The most surprising thing i learned from this is that just because 2 events have the same probability of occurring does not mean it takes the same amount of time for both to occur! Consider the expected number of die rolls to get 6, 6, 6 vs. 1, 2, 3. Great video!

TheMightyGiantDad

Great video! Another interesting phenomenon is called (funnily enough) Penney's game. Let's say players A and B each choose a sequence of heads/tails of length 3, and a coin is flipped until one of their sequences shows up; the player who chose that sequence wins.
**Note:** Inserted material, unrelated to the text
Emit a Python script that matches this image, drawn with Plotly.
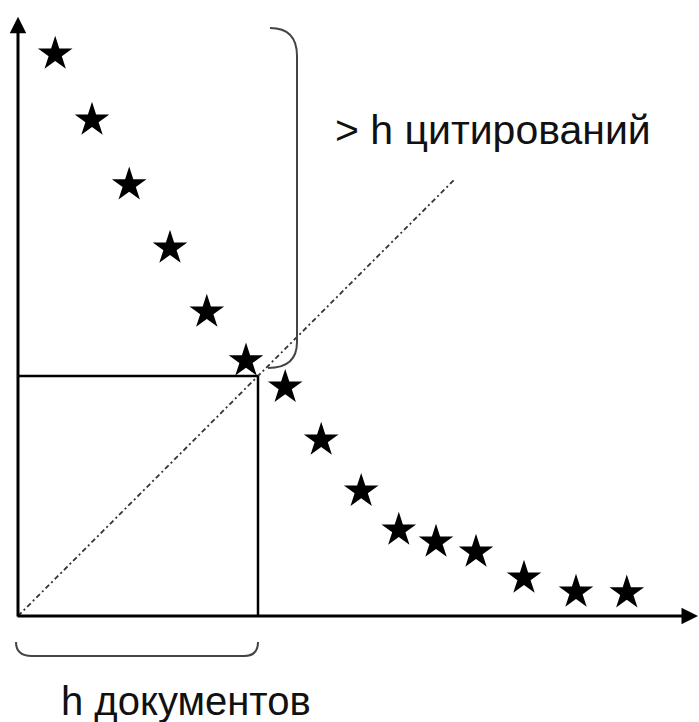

If B is allowed to base their choice on what A does, then B can win more than half the time no matter what A does. e.g. if A chooses HHT, then B can choose THH, which will appear before HHT with probability 3/4; if A chooses THH, then B chooses TTH and wins with probability 2/3; if A chooses TTH, then B chooses HTT and wins with probability 3/4; and if A chooses HTT, then B chooses HHT and wins with probability 2/3. It's non-transitive!

johnchessant

Most premium quality, knowledge full video I have ever seen.

samiulhaquerounok

This is outrageously, midbogglingly awesome.

pawebielinski

This is such a nice video! I remember a long time back I read about this fact online and I could not come to terms with the fact that THH is objectively easier to get than THT. This video does an amazing job of explaining such a counterintuitive concept. :D

chessbot-lbct

This was enlightening, I remember not getting martingales because I saw no application for something we prove can't be exploited, but the analogy with conservation of energy and the multiple examples were really helpful in seeing why one may care about them!

mgostIH

This is the best explanation of the problem I have seen. Similar solutions can be obtained iteratively for smaller number of characters but always wondered how to generalize it. Finally know how its done and also the fact that this problem has such a cool name.

kaustavghosh

This was completely new to me. I understood your explanation and it's really surprising. I will need to do some calculations and simulations to really believe it. Thanks a lot.

Number_Cruncher

Definitely one of the best submissions for SoME2!!

EpsilonDeltaMain

Commenting my intuition before watching the video:
An attempt at getting HH or HT starts when getting H (it doesn't really matter how many Ts you got before that). For HH, you either get another H and stop, or get T and have to start over again. For HT you either get T and stop or H and then you're right back where you just were, with an initial H hoping for a T

yoavshati

Great video! Interesting topic and well presented. Keep up the good work!

yearnEducation

This was a joy to watch and think along with, thank you!

FineDesignVideos

Brilliant video and such an elegant method! I wonder if there's any intuitive explanation of why the more a sequence self-overlaps, the more time it takes for it to show up?

MaiZhang

Your explanation is very good for getting the answer, but never explains the intuition behind the method we are using. For example, HHHT has 1 checkpoint (T at the 4th spot) and takes 16 flips to get. However HTTH has 2 checkpoints at spots 2 and 3 but takes 18! Can someone explain me why?

julianpbt

Maybe this is just because the general theorem/approach was new to me, but this seemed even better than your Buffon videos

diribigal

Easy intuition: when HH fails it starts from scratch when HT fails it starts from halfway. So my guess is HT requires less flips. Another way of thinking about it: after H on average 2 flips to get T. On average two flips to get first H so 4 to get HT. How many flips to get two H in a sequence not necessarily adjacent? Also 4. But additional requirement they have to be adjacent. This is another reason HH should take longer.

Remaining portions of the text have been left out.